> **Dataset**:
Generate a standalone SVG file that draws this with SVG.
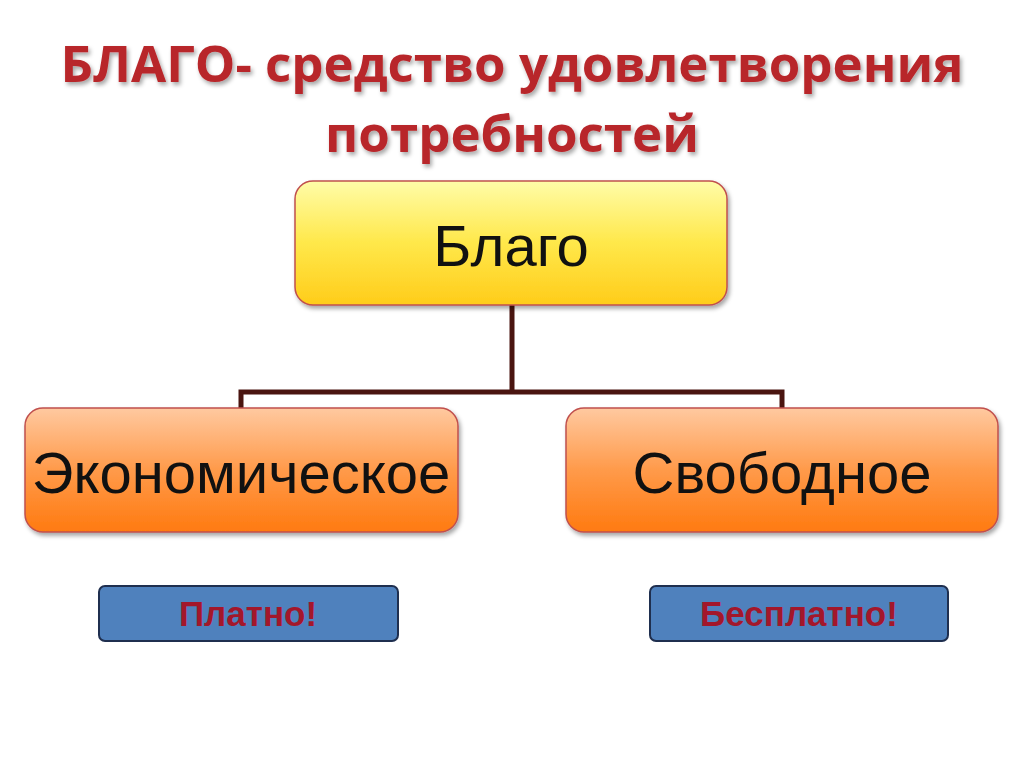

---

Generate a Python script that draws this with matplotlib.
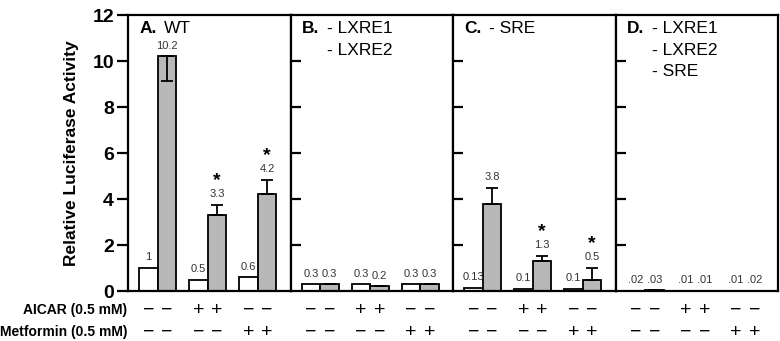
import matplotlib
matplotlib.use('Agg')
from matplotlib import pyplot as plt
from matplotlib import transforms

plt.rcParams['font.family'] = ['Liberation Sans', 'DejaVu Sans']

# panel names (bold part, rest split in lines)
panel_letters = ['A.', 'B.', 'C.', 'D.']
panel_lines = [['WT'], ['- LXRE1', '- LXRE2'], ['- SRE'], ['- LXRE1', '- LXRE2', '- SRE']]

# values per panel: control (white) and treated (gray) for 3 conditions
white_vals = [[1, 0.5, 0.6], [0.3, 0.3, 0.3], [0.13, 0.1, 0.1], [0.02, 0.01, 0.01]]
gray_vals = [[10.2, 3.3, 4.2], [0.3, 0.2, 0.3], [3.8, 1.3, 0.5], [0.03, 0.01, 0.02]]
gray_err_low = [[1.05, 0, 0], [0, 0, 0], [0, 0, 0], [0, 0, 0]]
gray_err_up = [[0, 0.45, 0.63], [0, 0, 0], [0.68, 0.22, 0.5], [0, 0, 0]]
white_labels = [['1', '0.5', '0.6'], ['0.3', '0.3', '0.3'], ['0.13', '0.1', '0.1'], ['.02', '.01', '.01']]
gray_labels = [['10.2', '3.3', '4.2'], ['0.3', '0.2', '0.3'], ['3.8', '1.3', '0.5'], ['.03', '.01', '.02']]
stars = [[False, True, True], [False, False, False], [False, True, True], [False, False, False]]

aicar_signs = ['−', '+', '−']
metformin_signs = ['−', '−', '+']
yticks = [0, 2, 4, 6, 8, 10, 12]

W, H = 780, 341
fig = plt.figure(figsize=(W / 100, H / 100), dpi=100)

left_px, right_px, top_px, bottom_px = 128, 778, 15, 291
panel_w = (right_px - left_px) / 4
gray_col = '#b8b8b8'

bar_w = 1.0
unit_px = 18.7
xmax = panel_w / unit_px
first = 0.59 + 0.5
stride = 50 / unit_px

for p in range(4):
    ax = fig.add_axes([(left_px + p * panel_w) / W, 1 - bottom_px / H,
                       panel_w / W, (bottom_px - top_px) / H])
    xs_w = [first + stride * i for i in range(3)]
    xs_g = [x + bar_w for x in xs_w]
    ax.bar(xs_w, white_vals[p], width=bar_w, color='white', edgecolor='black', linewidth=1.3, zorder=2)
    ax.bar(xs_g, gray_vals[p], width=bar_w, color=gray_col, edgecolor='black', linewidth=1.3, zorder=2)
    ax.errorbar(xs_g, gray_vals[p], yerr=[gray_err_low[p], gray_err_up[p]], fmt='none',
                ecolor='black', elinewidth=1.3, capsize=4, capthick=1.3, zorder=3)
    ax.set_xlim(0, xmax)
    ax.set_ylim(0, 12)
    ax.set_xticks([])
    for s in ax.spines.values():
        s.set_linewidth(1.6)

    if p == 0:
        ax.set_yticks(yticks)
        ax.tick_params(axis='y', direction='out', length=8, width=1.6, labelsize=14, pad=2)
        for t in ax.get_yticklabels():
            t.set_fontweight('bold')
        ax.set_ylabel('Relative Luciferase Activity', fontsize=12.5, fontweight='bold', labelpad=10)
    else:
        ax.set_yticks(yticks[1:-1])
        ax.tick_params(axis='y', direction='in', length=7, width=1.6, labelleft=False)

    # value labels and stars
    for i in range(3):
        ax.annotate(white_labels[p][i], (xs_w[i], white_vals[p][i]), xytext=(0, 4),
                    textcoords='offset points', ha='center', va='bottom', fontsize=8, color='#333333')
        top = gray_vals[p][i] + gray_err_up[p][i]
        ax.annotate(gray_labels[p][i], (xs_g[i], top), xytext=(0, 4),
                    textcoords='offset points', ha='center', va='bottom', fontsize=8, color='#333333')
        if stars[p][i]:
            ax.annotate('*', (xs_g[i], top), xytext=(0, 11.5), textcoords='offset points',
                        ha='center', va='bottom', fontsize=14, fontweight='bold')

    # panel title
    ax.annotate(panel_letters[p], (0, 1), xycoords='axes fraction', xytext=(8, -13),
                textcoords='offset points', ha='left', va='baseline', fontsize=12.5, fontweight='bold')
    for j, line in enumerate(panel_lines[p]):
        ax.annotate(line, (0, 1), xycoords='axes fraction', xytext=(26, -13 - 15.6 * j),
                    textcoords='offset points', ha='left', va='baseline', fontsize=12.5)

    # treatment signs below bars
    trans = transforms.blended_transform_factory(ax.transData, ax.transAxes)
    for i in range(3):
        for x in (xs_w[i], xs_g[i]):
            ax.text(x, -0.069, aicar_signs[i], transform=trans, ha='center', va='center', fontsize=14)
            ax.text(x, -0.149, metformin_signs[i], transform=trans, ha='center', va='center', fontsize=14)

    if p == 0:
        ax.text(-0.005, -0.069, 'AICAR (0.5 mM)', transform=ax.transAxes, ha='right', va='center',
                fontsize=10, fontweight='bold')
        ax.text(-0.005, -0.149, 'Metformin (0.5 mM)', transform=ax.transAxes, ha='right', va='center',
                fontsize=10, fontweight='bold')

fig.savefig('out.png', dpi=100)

> **Short exercise**: Pictures do not belong in the copy. Reproduce exactly the lines from the one with "Generate a Python" to the one with "LXRE2', '- SRE']]", both lines included.

> **Result of this task**:
Generate a Python script that draws this with matplotlib.
import matplotlib
matplotlib.use('Agg')
from matplotlib import pyplot as plt
from matplotlib import transforms

plt.rcParams['font.family'] = ['Liberation Sans', 'DejaVu Sans']

# panel names (bold part, rest split in lines)
panel_letters = ['A.', 'B.', 'C.', 'D.']
panel_lines = [['WT'], ['- LXRE1', '- LXRE2'], ['- SRE'], ['- LXRE1', '- LXRE2', '- SRE']]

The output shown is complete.